Avengers Arena was one of those books that I heard about because it raised the ire of the internet (or at least the part where people who can’t accept that comic characters are pretend) because it killed off some beloved younger characters from the Marvel U. When I saw all three volumes available on the library system, I requested all three and dove right in.
The idea here is that the book, written by Dennis Hopeless and mostly drawn by Kev Walker, revolves around a mysteriously powered-up Arcade brings 16 young heroes to Murder World and tells them they have 30 days before they can leave. At that point, only one can exit, so they should probably kill each other. As it happens, this is something that a great deal of the characters from Avengers Academy, Runaways and other books don’t have a big problem with the idea.
As things kick off, the kids split off into smaller groups to survive and only a few wind up on the wrong side of blasts and other attacks. Hopeless weaves a wild yarn that involves twists and turns I didn’t see coming, including one character fully turning into another one partway through.
So, people were bummed that some characters died off or were brutally murdered on the page and I get that, but I didn’t feel the same way because I wasn’t as familiar with them.

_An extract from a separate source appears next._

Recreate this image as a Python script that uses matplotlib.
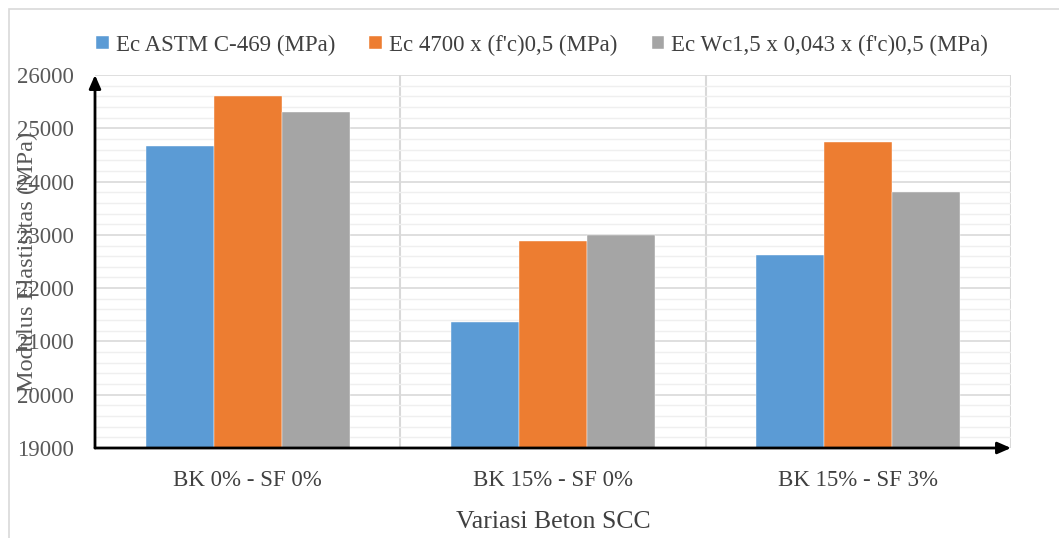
import numpy as np
import matplotlib.pyplot as plt
from matplotlib.ticker import MultipleLocator
from matplotlib.patches import Rectangle

plt.rcParams['font.family'] = ['Liberation Serif', 'DejaVu Serif']

categories = ['BK 0% - SF 0%', 'BK 15% - SF 0%', 'BK 15% - SF 3%']
series_names = ['Ec ASTM C-469 (MPa)',
                "Ec 4700 x (f'c)0,5 (MPa)",
                "Ec Wc1,5 x 0,043 x (f'c)0,5 (MPa)"]
ec_astm = [24670, 21365, 22615]
ec_4700 = [25600, 22885, 24745]
ec_wc = [25310, 22990, 23795]
colors = ['#5b9bd5', '#ed7d31', '#a5a5a5']

fig = plt.figure(figsize=(10.59, 5.38), dpi=100)
W, H = 1059, 538

# light frame of the chart area
fig.patches.append(Rectangle((9 / W, -0.1), 1.2, 1 - 9 / H + 0.1, transform=fig.transFigure,
                             fill=False, edgecolor='#d9d9d9', linewidth=1.2))

ax = fig.add_axes([95 / W, (H - 448) / H, (1011 - 95) / W, (448 - 75) / H])

x = np.arange(len(categories))
bw = 0.223
for i, vals in enumerate([ec_astm, ec_4700, ec_wc]):
    ax.bar(x + (i - 1) * bw, vals, bw, color=colors[i], label=series_names[i],
           edgecolor='white', linewidth=0.3, zorder=3)

ax.set_xlim(-0.5, 2.5)
ax.set_ylim(19000, 26000)
ax.yaxis.set_major_locator(MultipleLocator(1000))
ax.yaxis.set_minor_locator(MultipleLocator(200))
ax.grid(axis='y', which='major', color='#d9d9d9', linewidth=1.2, zorder=0)
ax.grid(axis='y', which='minor', color='#efefef', linewidth=1.0, zorder=0)
for xv in [0.5, 1.5, 2.5]:
    ax.axvline(xv, color='#d9d9d9', linewidth=1.5, zorder=1)

for s in ax.spines.values():
    s.set_visible(False)
ax.tick_params(axis='both', which='both', length=0)
ax.tick_params(axis='y', labelsize=16.5, colors='#595959', pad=15)
ax.set_xticks(x)
ax.set_xticklabels(categories, fontsize=16.5, color='#404040')
ax.tick_params(axis='x', pad=16)

# axis arrows
ax.annotate('', xy=(0, 1.0), xytext=(0, 0), xycoords='axes fraction',
            arrowprops=dict(arrowstyle='-|>,head_length=0.8,head_width=0.35',
                            color='black', lw=2, shrinkA=0, shrinkB=0), zorder=5)
ax.annotate('', xy=(1.0, 0), xytext=(0, 0), xycoords='axes fraction',
            arrowprops=dict(arrowstyle='-|>,head_length=0.8,head_width=0.35',
                            color='black', lw=2, shrinkA=0, shrinkB=0), zorder=5)

ax.set_xlabel('Variasi Beton SCC', fontsize=18.5, color='#404040', labelpad=14)
fig.text(27 / W, 1 - 262 / H, 'Modulus Elastisitas (MPa)', rotation=90,
         ha='center', va='center', fontsize=17.5, color='#595959')

fig.legend(loc='center', bbox_to_anchor=(542 / W, 1 - 45 / H), ncol=3, frameon=False,
           fontsize=16.5, handlelength=0.55, handleheight=0.55, handletextpad=0.3,
           columnspacing=1.5, labelcolor='#404040')

fig.savefig('out.png', dpi=100)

I’d read Avengers Academy, but it didn’t really grab me. Like every sane person, I also love Runaways, but for me, that book only really exists as the issues written by Brian K. Vaughan and nothing else “matters” to me. I thought it was cool that the kid from that Sentinel book appeared, but that’s about it. Also, kudos to Hopeless and Walker for making me feel like the characters created for this book had deep, long histories I wanted to find out about.
You know who I was most excited about seeing pop up in this book? Cammi. I totally didn’t recognize her at first, but then realize she was the girl in the fantastic Drax mini that helped kick off Annihilation, one of my favorite events of all time. Instead of the freaked out tag-along, she’s a total badass who’s spent years bopping around space.
My one complaint about the book is that it felt like it took too long for the kids to start talking about getting out instead of surviving. Still, as the series came to an end with the third volume, the pieces fell in the right places and we got to see some pretty awesome fights.
I also liked the general idea that Arcade didn’t really have to play with the environment of Murder World too much because he planted the seeds of paranoia right off the bat and just got to sit there and watch them grow in these terrified kids. Ultimately, it didn’t quite work out for him, but then again, maybe it did.
I’m very excited to move on to this book’s follow-up Avengers Undercover which takes the survivors and tasks them with infiltrating the new Masters of Evil! I’m now a big fan of these characters, Hopeless and Walker so let’s keep the goodness rolling!